Jessica Pal was among the University of Kansas students sent home to study last spring when the pandemic hit.
But the KU junior didn't go home like the rest of her friends. Pal, then a sophomore, serves in the Kansas National Guard and as part of the 1077th Ground Ambulance Company, she was deployed to Dodge City, Kansas, to run a COVID-19 testing site from April 30 to August 13.
She knows her non-military friends didn’t exactly have it easy when they had to leave the KU campus at the end of last semester.
“But,” she says, “I feel like the deployment thing was a little bit harder, because I found out that I was going to go help out with the Dodge City mission pretty much the day before.”
The pandemic has impacted all levels of education, but the population of military students has been hit harder than others.
While difficult to document, it appears that Pal is part of a trend. At one local school, Park University, military-affiliated enrollment is down 23% from last year compared to their general population of students, which is down 6%, according to Greg Gunderson, Park's president.
The university, headquartered in Parkville, Missouri, has 42 satellite sites in 22 states, many of which are on military bases.
“It’s a very specific number that’s impacted; we can tie it right down to the penny,” Gunderson says.
Coronavirus and civil-unrest deployments are one factor at play in the lower enrollment, but not the only factor. Sarah Weygand, Park’s director of military and veteran student services, says that military-affiliated students dealt with all of the same difficulties their civilian counterparts did, but with extra challenges.
She says that active duty military, veteran, and military-dependent students are all non-traditional students. Many have children, are actively serving, or might have service-related disabilities. Like the rest of the population, their spouses may have lost jobs ,and their children’s schools closed.
“I think their choices came down to: do I go to school and try to juggle that as well as taking care of my family and my children and the chaos that hit when the quarantine happened?" Weygand says. "Or do I take something off my plate that’s going to directly affect me and not directly affect my family members or my service?”
Other universities struggle to measure how their military students have been impacted, but they know they have been.
Sean Navarro at KU’s Military-Affiliated Student Center says that it’s hard to track how that population of students has been impacted by the pandemic even as his office works to support them.
“We do a lot of the data tracking, especially as required for reporting purposes, but we don’t as a practice track the number of students with military affiliations who are withdrawing,” Navarro explains. “That’s not a number that’s easily accessible.”
Navarro says that the VA acted quickly in the spring to ensure that students using their GI Bills had as little disruption as possible, which really helped those he serves.

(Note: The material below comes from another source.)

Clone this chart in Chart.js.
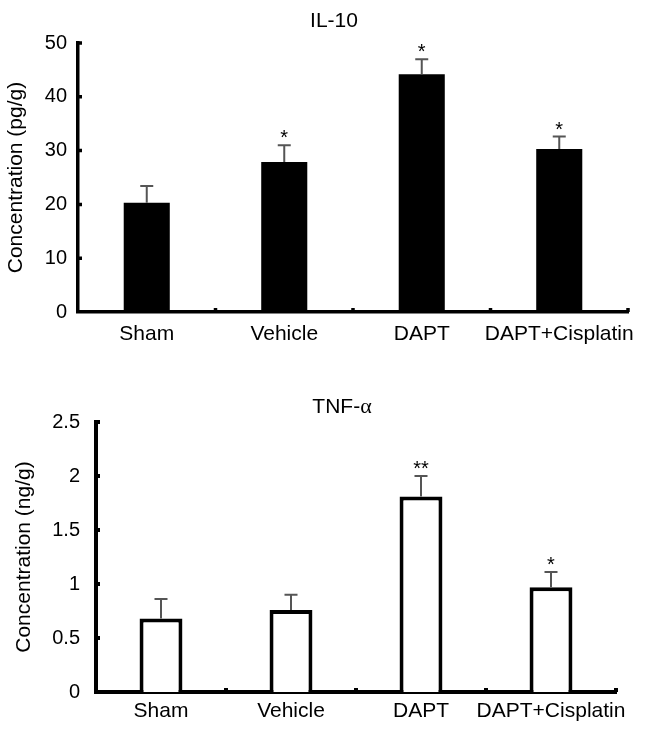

Normally, a veteran student using the Post 9/11 GI Bill must take in-person courses in order to qualify for the maximum benefit amount. When the pandemic forced coursework online, the VA passed legislation allowing those students to continue receiving their entire benefit. The caveat was that the coursework must have originally begun in-person.
"We would have had a lot more issues without that legislation," Navarro says.
Sebastian Dutton grew up in Hutchinson, Kansas, and decided to join the National Guard, which is now funding his undergraduate degree at KU.
“I grew up in a very poor family where college was out of the question entirely, and I’m about to get a bachelor’s in chemistry, of all things,” Dutton says.
He says that he’ll finish in May before he moves onto his first active duty station as a commissioned officer, but for a while during the spring and summer, he thought he might have to tack on an extra semester or two because he’d missed classes for a COVID-19 deployment.
Like Pal, Dutton is part of the 1077th Ground Ambulance Company and was deployed to Dodge City from April 16 to June 20.
Dutton says a lot of his classes translated well to online, just like non-military students’ classes did. But his experience was different from his peers.
“I still have an incomplete class I have to do, and I have a lab that I have to retake,” Dutton says. “My professor can’t transport and teach me molecular mechanics over a computer while at the same time I’m trying to run a testing site, you know?”
The Kansas National Guard reports that at its height it had 667 members deployed in support of coronavirus-related missions. Now, only 200 are in the field.
Students like Dutton and Pal in their school’s ROTC program had no choice but to soldier on.
Pal is from Oklahoma and is the first in her family to go to college. She’s now a pre-med junior and was able to keep up with her classwork in the spring; she only had to take one incomplete, which she finished over the summer.
“When I had breaks, I would start studying for tests,” Pal says. “Sometimes while working, I had the people on my team look at my notes and try to make up questions.”
Weygand, who is also a veteran, says that education raises people out of tough situations, and she hopes that the general population wants that for its military personnel.
“The military itself wants an educated populace,” Weygand says. “I think the general population needs to think about OK, once you’ve served we want to take care of those veterans, we want to thank them, we want to make sure they’re taken care of. And if we can get them educated, when they leave they can get good jobs.”
She says their education helps the economy and society overall. “You’re not leaving like you did in WWI and WWII and now you don’t have anything backing you up. You can go get a job. You can add to society.”